What you should do >> Write out each line of the material again, word for word.
-- Begin Material provided --
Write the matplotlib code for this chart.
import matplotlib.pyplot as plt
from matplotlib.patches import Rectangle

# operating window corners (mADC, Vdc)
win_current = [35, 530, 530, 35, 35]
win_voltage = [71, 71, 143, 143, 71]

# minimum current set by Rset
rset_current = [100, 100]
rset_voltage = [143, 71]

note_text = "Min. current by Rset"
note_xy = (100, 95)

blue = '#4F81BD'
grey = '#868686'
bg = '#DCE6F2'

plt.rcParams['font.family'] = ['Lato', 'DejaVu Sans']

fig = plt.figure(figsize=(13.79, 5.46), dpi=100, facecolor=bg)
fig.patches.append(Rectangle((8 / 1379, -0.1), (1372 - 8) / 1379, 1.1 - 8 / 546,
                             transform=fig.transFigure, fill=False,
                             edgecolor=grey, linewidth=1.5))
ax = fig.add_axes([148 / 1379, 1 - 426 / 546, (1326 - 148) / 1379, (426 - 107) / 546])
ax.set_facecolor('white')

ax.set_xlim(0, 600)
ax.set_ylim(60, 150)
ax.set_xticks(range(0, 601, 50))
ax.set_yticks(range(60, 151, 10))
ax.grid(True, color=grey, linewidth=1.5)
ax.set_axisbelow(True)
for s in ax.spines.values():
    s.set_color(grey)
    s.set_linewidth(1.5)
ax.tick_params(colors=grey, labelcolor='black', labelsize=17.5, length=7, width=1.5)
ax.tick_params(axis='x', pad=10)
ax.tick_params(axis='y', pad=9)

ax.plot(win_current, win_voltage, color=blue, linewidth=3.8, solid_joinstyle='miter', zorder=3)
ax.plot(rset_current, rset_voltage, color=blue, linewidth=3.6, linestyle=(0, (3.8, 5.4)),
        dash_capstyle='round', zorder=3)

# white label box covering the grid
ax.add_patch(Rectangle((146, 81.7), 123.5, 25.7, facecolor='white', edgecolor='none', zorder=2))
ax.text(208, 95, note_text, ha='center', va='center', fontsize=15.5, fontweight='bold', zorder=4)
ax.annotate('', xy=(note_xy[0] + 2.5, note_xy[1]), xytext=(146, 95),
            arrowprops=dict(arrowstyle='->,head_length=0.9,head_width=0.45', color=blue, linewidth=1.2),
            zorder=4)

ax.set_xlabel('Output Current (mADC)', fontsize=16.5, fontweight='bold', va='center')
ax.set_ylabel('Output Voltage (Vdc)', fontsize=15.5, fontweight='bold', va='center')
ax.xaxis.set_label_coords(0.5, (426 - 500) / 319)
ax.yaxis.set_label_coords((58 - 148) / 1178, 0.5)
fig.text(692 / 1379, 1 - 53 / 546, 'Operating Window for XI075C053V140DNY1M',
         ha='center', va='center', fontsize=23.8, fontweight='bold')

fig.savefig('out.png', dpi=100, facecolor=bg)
-- End Material provided --
Task output >>
Write the matplotlib code for this chart.
import matplotlib.pyplot as plt
from matplotlib.patches import Rectangle

# operating window corners (mADC, Vdc)
win_current = [35, 530, 530, 35, 35]
win_voltage = [71, 71, 143, 143, 71]

# minimum current set by Rset
rset_current = [100, 100]
rset_voltage = [143, 71]

note_text = "Min. current by Rset"
note_xy = (100, 95)

blue = '#4F81BD'
grey = '#868686'
bg = '#DCE6F2'

plt.rcParams['font.family'] = ['Lato', 'DejaVu Sans']

fig = plt.figure(figsize=(13.79, 5.46), dpi=100, facecolor=bg)
fig.patches.append(Rectangle((8 / 1379, -0.1), (1372 - 8) / 1379, 1.1 - 8 / 546,
                             transform=fig.transFigure, fill=False,
                             edgecolor=grey, linewidth=1.5))
ax = fig.add_axes([148 / 1379, 1 - 426 / 546, (1326 - 148) / 1379, (426 - 107) / 546])
ax.set_facecolor('white')

ax.set_xlim(0, 600)
ax.set_ylim(60, 150)
ax.set_xticks(range(0, 601, 50))
ax.set_yticks(range(60, 151, 10))
ax.grid(True, color=grey, linewidth=1.5)
ax.set_axisbelow(True)
for s in ax.spines.values():
    s.set_color(grey)
    s.set_linewidth(1.5)
ax.tick_params(colors=grey, labelcolor='black', labelsize=17.5, length=7, width=1.5)
ax.tick_params(axis='x', pad=10)
ax.tick_params(axis='y', pad=9)

ax.plot(win_current, win_voltage, color=blue, linewidth=3.8, solid_joinstyle='miter', zorder=3)
ax.plot(rset_current, rset_voltage, color=blue, linewidth=3.6, linestyle=(0, (3.8, 5.4)),
        dash_capstyle='round', zorder=3)

# white label box covering the grid
ax.add_patch(Rectangle((146, 81.7), 123.5, 25.7, facecolor='white', edgecolor='none', zorder=2))
ax.text(208, 95, note_text, ha='center', va='center', fontsize=15.5, fontweight='bold', zorder=4)
ax.annotate('', xy=(note_xy[0] + 2.5, note_xy[1]), xytext=(146, 95),
            arrowprops=dict(arrowstyle='->,head_length=0.9,head_width=0.45', color=blue, linewidth=1.2),
            zorder=4)

ax.set_xlabel('Output Current (mADC)', fontsize=16.5, fontweight='bold', va='center')
ax.set_ylabel('Output Voltage (Vdc)', fontsize=15.5, fontweight='bold', va='center')
ax.xaxis.set_label_coords(0.5, (426 - 500) / 319)
ax.yaxis.set_label_coords((58 - 148) / 1178, 0.5)
fig.text(692 / 1379, 1 - 53 / 546, 'Operating Window for XI075C053V140DNY1M',
         ha='center', va='center', fontsize=23.8, fontweight='bold')

fig.savefig('out.png', dpi=100, facecolor=bg)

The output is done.